### To be done
Nothing may be dropped or altered: reproduce all the data.

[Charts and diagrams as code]
··········

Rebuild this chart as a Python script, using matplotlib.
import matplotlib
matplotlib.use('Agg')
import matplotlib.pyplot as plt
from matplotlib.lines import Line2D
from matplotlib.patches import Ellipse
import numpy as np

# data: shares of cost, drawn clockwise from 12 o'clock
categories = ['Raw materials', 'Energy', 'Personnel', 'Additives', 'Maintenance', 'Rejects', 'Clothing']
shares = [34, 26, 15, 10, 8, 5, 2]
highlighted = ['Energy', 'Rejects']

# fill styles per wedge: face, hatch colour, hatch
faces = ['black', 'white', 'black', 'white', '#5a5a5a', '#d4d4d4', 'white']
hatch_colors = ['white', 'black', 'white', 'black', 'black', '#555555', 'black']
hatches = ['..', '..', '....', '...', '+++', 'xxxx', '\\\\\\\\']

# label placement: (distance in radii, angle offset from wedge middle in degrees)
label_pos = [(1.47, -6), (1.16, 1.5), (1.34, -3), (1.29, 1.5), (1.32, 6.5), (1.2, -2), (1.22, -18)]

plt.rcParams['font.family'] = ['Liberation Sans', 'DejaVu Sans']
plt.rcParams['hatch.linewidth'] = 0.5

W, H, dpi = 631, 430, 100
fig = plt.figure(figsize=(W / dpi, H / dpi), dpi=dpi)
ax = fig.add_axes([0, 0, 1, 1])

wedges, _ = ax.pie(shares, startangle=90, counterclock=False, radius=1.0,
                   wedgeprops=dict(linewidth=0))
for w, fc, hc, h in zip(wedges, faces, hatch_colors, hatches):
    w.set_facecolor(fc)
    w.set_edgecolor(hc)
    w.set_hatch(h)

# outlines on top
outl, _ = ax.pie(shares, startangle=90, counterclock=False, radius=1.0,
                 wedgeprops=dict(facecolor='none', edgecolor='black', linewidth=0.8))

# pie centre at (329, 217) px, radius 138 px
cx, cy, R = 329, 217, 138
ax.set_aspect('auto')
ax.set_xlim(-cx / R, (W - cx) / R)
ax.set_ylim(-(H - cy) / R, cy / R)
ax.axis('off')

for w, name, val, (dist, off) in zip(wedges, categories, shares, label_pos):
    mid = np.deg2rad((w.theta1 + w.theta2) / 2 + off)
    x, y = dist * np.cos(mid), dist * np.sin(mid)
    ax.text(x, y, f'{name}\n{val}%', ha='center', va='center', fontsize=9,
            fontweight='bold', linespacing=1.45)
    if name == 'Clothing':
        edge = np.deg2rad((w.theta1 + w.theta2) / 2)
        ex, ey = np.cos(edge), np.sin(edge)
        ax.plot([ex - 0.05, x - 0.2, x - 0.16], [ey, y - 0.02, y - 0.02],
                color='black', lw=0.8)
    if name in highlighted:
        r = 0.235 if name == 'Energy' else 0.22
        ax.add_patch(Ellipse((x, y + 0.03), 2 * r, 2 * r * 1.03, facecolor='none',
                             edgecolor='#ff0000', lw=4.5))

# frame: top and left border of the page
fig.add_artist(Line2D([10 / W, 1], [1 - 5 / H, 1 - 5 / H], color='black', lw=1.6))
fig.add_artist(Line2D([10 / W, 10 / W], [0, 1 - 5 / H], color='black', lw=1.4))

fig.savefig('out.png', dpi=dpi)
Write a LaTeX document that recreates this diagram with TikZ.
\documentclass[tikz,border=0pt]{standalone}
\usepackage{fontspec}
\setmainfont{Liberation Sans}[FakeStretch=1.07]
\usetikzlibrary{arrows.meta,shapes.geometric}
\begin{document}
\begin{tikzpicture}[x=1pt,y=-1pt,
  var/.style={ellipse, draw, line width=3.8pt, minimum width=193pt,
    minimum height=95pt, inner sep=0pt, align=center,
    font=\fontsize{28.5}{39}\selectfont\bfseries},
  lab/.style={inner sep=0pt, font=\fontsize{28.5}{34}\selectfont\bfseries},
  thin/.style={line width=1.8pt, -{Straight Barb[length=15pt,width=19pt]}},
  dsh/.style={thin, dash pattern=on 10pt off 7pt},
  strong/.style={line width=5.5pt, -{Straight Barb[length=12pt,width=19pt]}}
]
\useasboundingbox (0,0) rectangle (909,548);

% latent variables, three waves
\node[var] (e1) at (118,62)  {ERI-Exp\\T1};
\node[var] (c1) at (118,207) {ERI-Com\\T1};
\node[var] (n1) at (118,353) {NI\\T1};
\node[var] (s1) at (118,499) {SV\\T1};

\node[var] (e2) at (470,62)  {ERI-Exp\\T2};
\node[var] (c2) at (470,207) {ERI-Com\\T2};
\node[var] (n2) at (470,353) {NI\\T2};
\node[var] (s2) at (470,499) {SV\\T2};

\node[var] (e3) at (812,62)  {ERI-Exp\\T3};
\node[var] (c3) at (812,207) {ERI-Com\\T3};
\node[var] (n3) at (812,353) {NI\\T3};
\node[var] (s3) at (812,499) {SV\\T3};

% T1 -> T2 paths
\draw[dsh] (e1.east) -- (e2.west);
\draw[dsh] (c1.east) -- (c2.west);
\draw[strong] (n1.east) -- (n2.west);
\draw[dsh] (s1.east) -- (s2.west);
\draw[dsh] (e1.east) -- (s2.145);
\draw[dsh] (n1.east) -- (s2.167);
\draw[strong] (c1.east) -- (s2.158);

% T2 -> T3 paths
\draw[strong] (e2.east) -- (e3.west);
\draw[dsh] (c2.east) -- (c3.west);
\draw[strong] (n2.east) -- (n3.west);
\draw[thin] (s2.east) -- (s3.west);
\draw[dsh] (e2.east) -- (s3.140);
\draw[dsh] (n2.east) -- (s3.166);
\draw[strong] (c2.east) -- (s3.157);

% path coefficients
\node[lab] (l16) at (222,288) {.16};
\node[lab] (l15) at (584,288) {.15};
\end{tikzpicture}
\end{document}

··········

### Answer in full
Rebuild this chart as a Python script, using matplotlib.
import matplotlib
matplotlib.use('Agg')
import matplotlib.pyplot as plt
from matplotlib.lines import Line2D
from matplotlib.patches import Ellipse
import numpy as np

# data: shares of cost, drawn clockwise from 12 o'clock
categories = ['Raw materials', 'Energy', 'Personnel', 'Additives', 'Maintenance', 'Rejects', 'Clothing']
shares = [34, 26, 15, 10, 8, 5, 2]
highlighted = ['Energy', 'Rejects']

# fill styles per wedge: face, hatch colour, hatch
faces = ['black', 'white', 'black', 'white', '#5a5a5a', '#d4d4d4', 'white']
hatch_colors = ['white', 'black', 'white', 'black', 'black', '#555555', 'black']
hatches = ['..', '..', '....', '...', '+++', 'xxxx', '\\\\\\\\']

# label placement: (distance in radii, angle offset from wedge middle in degrees)
label_pos = [(1.47, -6), (1.16, 1.5), (1.34, -3), (1.29, 1.5), (1.32, 6.5), (1.2, -2), (1.22, -18)]

plt.rcParams['font.family'] = ['Liberation Sans', 'DejaVu Sans']
plt.rcParams['hatch.linewidth'] = 0.5

W, H, dpi = 631, 430, 100
fig = plt.figure(figsize=(W / dpi, H / dpi), dpi=dpi)
ax = fig.add_axes([0, 0, 1, 1])

wedges, _ = ax.pie(shares, startangle=90, counterclock=False, radius=1.0,
                   wedgeprops=dict(linewidth=0))
for w, fc, hc, h in zip(wedges, faces, hatch_colors, hatches):
    w.set_facecolor(fc)
    w.set_edgecolor(hc)
    w.set_hatch(h)

# outlines on top
outl, _ = ax.pie(shares, startangle=90, counterclock=False, radius=1.0,
                 wedgeprops=dict(facecolor='none', edgecolor='black', linewidth=0.8))

# pie centre at (329, 217) px, radius 138 px
cx, cy, R = 329, 217, 138
ax.set_aspect('auto')
ax.set_xlim(-cx / R, (W - cx) / R)
ax.set_ylim(-(H - cy) / R, cy / R)
ax.axis('off')

for w, name, val, (dist, off) in zip(wedges, categories, shares, label_pos):
    mid = np.deg2rad((w.theta1 + w.theta2) / 2 + off)
    x, y = dist * np.cos(mid), dist * np.sin(mid)
    ax.text(x, y, f'{name}\n{val}%', ha='center', va='center', fontsize=9,
            fontweight='bold', linespacing=1.45)
    if name == 'Clothing':
        edge = np.deg2rad((w.theta1 + w.theta2) / 2)
        ex, ey = np.cos(edge), np.sin(edge)
        ax.plot([ex - 0.05, x - 0.2, x - 0.16], [ey, y - 0.02, y - 0.02],
                color='black', lw=0.8)
    if name in highlighted:
        r = 0.235 if name == 'Energy' else 0.22
        ax.add_patch(Ellipse((x, y + 0.03), 2 * r, 2 * r * 1.03, facecolor='none',
                             edgecolor='#ff0000', lw=4.5))

# frame: top and left border of the page
fig.add_artist(Line2D([10 / W, 1], [1 - 5 / H, 1 - 5 / H], color='black', lw=1.6))
fig.add_artist(Line2D([10 / W, 10 / W], [0, 1 - 5 / H], color='black', lw=1.4))

fig.savefig('out.png', dpi=dpi)
Write a LaTeX document that recreates this diagram with TikZ.
\documentclass[tikz,border=0pt]{standalone}
\usepackage{fontspec}
\setmainfont{Liberation Sans}[FakeStretch=1.07]
\usetikzlibrary{arrows.meta,shapes.geometric}
\begin{document}
\begin{tikzpicture}[x=1pt,y=-1pt,
  var/.style={ellipse, draw, line width=3.8pt, minimum width=193pt,
    minimum height=95pt, inner sep=0pt, align=center,
    font=\fontsize{28.5}{39}\selectfont\bfseries},
  lab/.style={inner sep=0pt, font=\fontsize{28.5}{34}\selectfont\bfseries},
  thin/.style={line width=1.8pt, -{Straight Barb[length=15pt,width=19pt]}},
  dsh/.style={thin, dash pattern=on 10pt off 7pt},
  strong/.style={line width=5.5pt, -{Straight Barb[length=12pt,width=19pt]}}
]
\useasboundingbox (0,0) rectangle (909,548);

% latent variables, three waves
\node[var] (e1) at (118,62)  {ERI-Exp\\T1};
\node[var] (c1) at (118,207) {ERI-Com\\T1};
\node[var] (n1) at (118,353) {NI\\T1};
\node[var] (s1) at (118,499) {SV\\T1};

\node[var] (e2) at (470,62)  {ERI-Exp\\T2};
\node[var] (c2) at (470,207) {ERI-Com\\T2};
\node[var] (n2) at (470,353) {NI\\T2};
\node[var] (s2) at (470,499) {SV\\T2};

\node[var] (e3) at (812,62)  {ERI-Exp\\T3};
\node[var] (c3) at (812,207) {ERI-Com\\T3};
\node[var] (n3) at (812,353) {NI\\T3};
\node[var] (s3) at (812,499) {SV\\T3};

% T1 -> T2 paths
\draw[dsh] (e1.east) -- (e2.west);
\draw[dsh] (c1.east) -- (c2.west);
\draw[strong] (n1.east) -- (n2.west);
\draw[dsh] (s1.east) -- (s2.west);
\draw[dsh] (e1.east) -- (s2.145);
\draw[dsh] (n1.east) -- (s2.167);
\draw[strong] (c1.east) -- (s2.158);

% T2 -> T3 paths
\draw[strong] (e2.east) -- (e3.west);
\draw[dsh] (c2.east) -- (c3.west);
\draw[strong] (n2.east) -- (n3.west);
\draw[thin] (s2.east) -- (s3.west);
\draw[dsh] (e2.east) -- (s3.140);
\draw[dsh] (n2.east) -- (s3.166);
\draw[strong] (c2.east) -- (s3.157);

% path coefficients
\node[lab] (l16) at (222,288) {.16};
\node[lab] (l15) at (584,288) {.15};
\end{tikzpicture}
\end{document}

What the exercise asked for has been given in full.